ISLAMABAD – A hard-hitting diagnostic assessment by the International Monetary Fund (IMF) has concluded that “elite capture” – the systematic hijacking of state policy and resources by a narrow group of political, business and institutional players – is the primary reason Pakistan has failed to achieve inclusive economic growth despite repeated reform programmes and a young population.
The 186-page Pakistan: Governance and Corruption Diagnostic Assessment (GCDA), released this week after months of delay, warns that privileged entities are distorting markets, draining public resources and blocking opportunities for the broader population.
“Political and economic elites have shaped public policy for their own benefit,” the report states bluntly. It adds: “The most economically damaging manifestations involve ‘privileged entities’ that exert influence over key economic sectors, including those owned by or affiliated with the state.”
These privileged players – ranging from well-connected private firms to state-owned enterprises controlling assets worth nearly 48% of GDP – extract massive rents through cartels, preferential tax breaks, opaque regulations and guaranteed contracts. The cost to ordinary Pakistanis is severe: higher consumer prices, underfunded schools and hospitals, and a tax system that lets the powerful pay little while the middle and lower classes bear the burden.

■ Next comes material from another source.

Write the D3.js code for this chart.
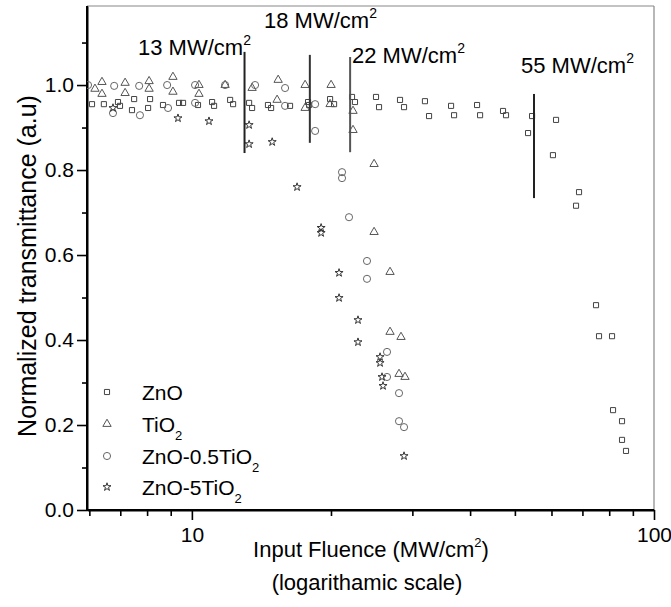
<!DOCTYPE html>
<html>
<head>
<meta charset="utf-8">
<script src="https://cdn.jsdelivr.net/npm/d3@7"></script>
<style>
  body { margin: 0; background: #fff; }
  svg { display: block; }
  text { font-family: "Liberation Sans", Arial, Helvetica, sans-serif; fill: #000; }
</style>
</head>
<body>
<svg id="chart" width="671" height="607"></svg>
<script>
// ---- data: input fluence (MW/cm^2) and normalized transmittance per sample ----
const znoFluence = [6.08,6.45,6.92,6.99,7.50,7.42,8.04,8.12,8.66,9.38,9.57,10.31,11.06,11.17,12.10,12.28,13.30,13.50,14.61,14.84,16.31,17.84,17.93,19.91,20.31,22.21,22.54,25.03,25.41,28.21,28.78,31.94,32.60,36.38,36.93,41.41,42.04,47.13,47.84,54.47,53.39,61.38,60.44,68.83,67.81,74.91,76.04,81.13,81.54,85.27,85.27,86.98];
const znoT = [0.955,0.955,0.960,0.951,0.967,0.941,0.946,0.967,0.953,0.958,0.958,0.953,0.960,0.951,0.965,0.955,0.958,0.946,0.953,0.946,0.951,0.960,0.953,0.967,0.955,0.972,0.960,0.972,0.948,0.965,0.948,0.962,0.927,0.951,0.929,0.953,0.929,0.939,0.929,0.927,0.887,0.918,0.835,0.748,0.716,0.482,0.409,0.409,0.235,0.209,0.165,0.139];

const tio2Fluence = [6.17,6.39,6.39,7.17,7.17,8.08,8.08,9.10,9.10,10.36,10.36,11.80,13.50,15.37,15.29,17.58,17.58,20.01,19.91,22.32,22.32,24.79,24.79,26.84,26.84,28.35,28.07,28.92];
const tio2T = [0.991,1.007,0.979,1.005,0.981,1.009,0.991,1.019,0.984,1.000,0.979,1.000,0.993,1.012,0.965,1.000,0.946,1.000,0.955,0.939,0.894,0.814,0.654,0.560,0.419,0.407,0.320,0.313];

const mix05Fluence = [5.96,6.79,6.75,7.69,7.72,8.84,8.88,10.16,10.16,11.80,13.70,15.91,15.91,18.48,18.48,21.13,21.13,21.88,23.93,23.93,26.44,26.44,28.07,28.07,28.78];
const mix05T = [1.000,0.998,0.934,0.998,0.929,1.000,0.946,1.000,0.958,1.000,1.000,0.993,0.951,0.955,0.892,0.795,0.781,0.689,0.586,0.544,0.372,0.313,0.275,0.209,0.195];

const mix5Fluence = [6.75,9.33,10.89,13.30,13.30,14.92,16.89,19.04,19.04,20.82,20.82,22.88,22.88,25.54,25.54,25.79,25.92,28.78];
const mix5T = [0.946,0.922,0.915,0.906,0.861,0.866,0.760,0.664,0.652,0.558,0.499,0.447,0.395,0.360,0.346,0.313,0.292,0.127];

// threshold markers: fluence and vertical extent (transmittance)
const thresholdFluence = [13, 18, 22, 55];
const thresholdTop = [1.078, 1.071, 1.066, 0.979];
const thresholdBottom = [0.840, 0.864, 0.842, 0.734];

// axis ticks
const xMajorTicks = [10, 100];
const xMinorTicks = [6, 7, 8, 9, 20, 30, 40, 50, 60, 70, 80, 90];
const yMajorTicks = [0.0, 0.2, 0.4, 0.6, 0.8, 1.0];
const yMinorTicks = [0.1, 0.3, 0.5, 0.7, 0.9, 1.1];

const seriesNames = ["ZnO", "TiO", "ZnO-0.5TiO", "ZnO-5TiO"];
const seriesSubs = ["", "2", "2", "2"];

// ---- layout ----
const svg = d3.select("#chart");
const L = 87, R = 654, T = 6, B = 510;

const x = d3.scaleLog().domain([5.93, 100]).range([L, R]);
const y = d3.scaleLinear().domain([0, 1.186]).range([B, T]);

svg.append("defs").append("clipPath").attr("id", "plotClip")
  .append("rect").attr("x", L).attr("y", T).attr("width", R - L).attr("height", B - T);

// frame (top and right)
svg.append("line").attr("x1", L).attr("x2", R).attr("y1", T).attr("y2", T)
  .attr("stroke", "#888").attr("stroke-width", 1.2);
svg.append("line").attr("x1", R).attr("x2", R).attr("y1", T).attr("y2", B)
  .attr("stroke", "#888").attr("stroke-width", 1.2);

// x axis
const gxMinor = svg.append("g").attr("transform", `translate(0,${B})`)
  .call(d3.axisBottom(x).tickValues(xMinorTicks).tickSize(6).tickSizeOuter(0).tickFormat(""));
const gx = svg.append("g").attr("transform", `translate(0,${B})`)
  .call(d3.axisBottom(x).tickValues(xMajorTicks).tickSize(10).tickSizeOuter(0).tickPadding(7)
    .tickFormat(d3.format("d")));
// y axis
const gyMinor = svg.append("g").attr("transform", `translate(${L},0)`)
  .call(d3.axisLeft(y).tickValues(yMinorTicks).tickSize(5).tickSizeOuter(0).tickFormat(""));
const gy = svg.append("g").attr("transform", `translate(${L},0)`)
  .call(d3.axisLeft(y).tickValues(yMajorTicks).tickSize(10).tickSizeOuter(0).tickPadding(3)
    .tickFormat(d3.format(".1f")));

[gx, gy, gxMinor, gyMinor].forEach(g => {
  g.selectAll(".tick line").attr("stroke", "#000").attr("stroke-width", 1.6);
  g.select(".domain").attr("stroke", "#000").attr("stroke-width", 2);
  g.selectAll("text").style("font-size", "21px").attr("fill", "#000");
});
gx.select(".domain").attr("d", `M${L},0H${R}`);
gy.select(".domain").attr("d", `M0,${B}V${T}`);

// axis titles
const xt = svg.append("text").attr("x", 371).attr("y", 557).attr("text-anchor", "middle")
  .style("font-size", "22px");
xt.append("tspan").text("Input Fluence (MW/cm");
xt.append("tspan").text("2").style("font-size", "13px").attr("dy", -10);
xt.append("tspan").text(")").attr("dy", 10);
svg.append("text").attr("x", 367).attr("y", 590).attr("text-anchor", "middle")
  .style("font-size", "22px").text("(logarithamic scale)");

svg.append("text").attr("transform", "translate(36,266) rotate(-90)")
  .attr("text-anchor", "middle").style("font-size", "25px")
  .text("Normalized transmittance (a.u)");

// threshold lines and labels
const thrColor = ["#222", "#333", "#555", "#222"];
const labelPos = [[138, 55], [264, 28], [352, 63], [521, 73]];
const plot = svg.append("g").attr("clip-path", "url(#plotClip)");

thresholdFluence.forEach((f, i) => {
  svg.append("line")
    .attr("x1", x(f)).attr("x2", x(f))
    .attr("y1", y(thresholdTop[i])).attr("y2", y(thresholdBottom[i]))
    .attr("stroke", thrColor[i]).attr("stroke-width", 2);
  const t = svg.append("text").attr("x", labelPos[i][0]).attr("y", labelPos[i][1])
    .style("font-size", "22px");
  t.append("tspan").text(`${f} MW/cm`);
  t.append("tspan").text("2").style("font-size", "14px").attr("dy", -10);
});

// markers
const symbols = [
  d3.symbol().type(d3.symbolSquare).size(26),
  d3.symbol().type(d3.symbolTriangle).size(30),
  d3.symbol().type(d3.symbolCircle).size(40),
  d3.symbol().type(d3.symbolStar).size(20)
];
const colors = ["#444", "#555", "#666", "#333"];
const series = [
  [znoFluence, znoT],
  [tio2Fluence, tio2T],
  [mix05Fluence, mix05T],
  [mix5Fluence, mix5T]
];

series.forEach(([fx, ty], si) => {
  plot.append("g").selectAll("path")
    .data(fx.map((f, i) => [f, ty[i]]))
    .join("path")
    .attr("transform", d => `translate(${x(d[0])},${y(d[1])})`)
    .attr("d", symbols[si]())
    .attr("fill", "none")
    .attr("stroke", colors[si])
    .attr("stroke-width", 1);
});

// legend
const legY = [392, 424, 456, 487];
seriesNames.forEach((name, i) => {
  svg.append("path")
    .attr("transform", `translate(107,${legY[i]})`)
    .attr("d", symbols[i]())
    .attr("fill", "none").attr("stroke", colors[i]).attr("stroke-width", 1);
  const t = svg.append("text").attr("x", 142).attr("y", legY[i] + 8).style("font-size", "21px");
  t.append("tspan").text(name);
  if (seriesSubs[i]) t.append("tspan").text(seriesSubs[i]).style("font-size", "13px").attr("dy", 8);
});
</script>
</body>
</html>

Tax exemptions and concessions alone amount to roughly 4.6% of GDP every year, overwhelmingly benefiting the connected few. The IMF describes this as a direct barrier to inclusive growth: “Weak governance and corruption vulnerabilities… undermine revenue collection, public spending effectiveness, trust in the legal system, and private sector development.”
The result is a vicious low-growth cycle. Private investment and foreign direct investment remain depressed, capital flees the country, and the tax-to-GDP ratio languishes at around 10%. Industries such as sugar, cement, automobiles and real estate are dominated by cartels that inflate prices for millions of households.
Perhaps the most striking finding is the enormous opportunity cost. The IMF estimates that a comprehensive package of governance reforms to dismantle elite capture could lift Pakistan’s real GDP by 5–6.5% over the next five years – equivalent to hundreds of billions of rupees in additional national income that would otherwise be lost.
“Pakistan would obtain substantial economic benefits from improving governance, accountability and integrity,” the report concludes, warning that without breaking the grip of privileged entities, even the current $7 billion IMF programme risks delivering only temporary stabilisation rather than lasting, broad-based prosperity.
The assessment, requested by the Pakistani government itself and prepared with World Bank input, confines its focus to federal-level vulnerabilities with macroeconomic impact. It proposes a 15-point reform agenda centred on transparency, reducing discretionary powers, ending preferential treatment, and building genuinely independent oversight institutions.
For a country with one of the world’s youngest populations and immense untapped potential, the message is clear: until the state stops serving a narrow elite and starts working for all citizens, inclusive growth will remain out of reach.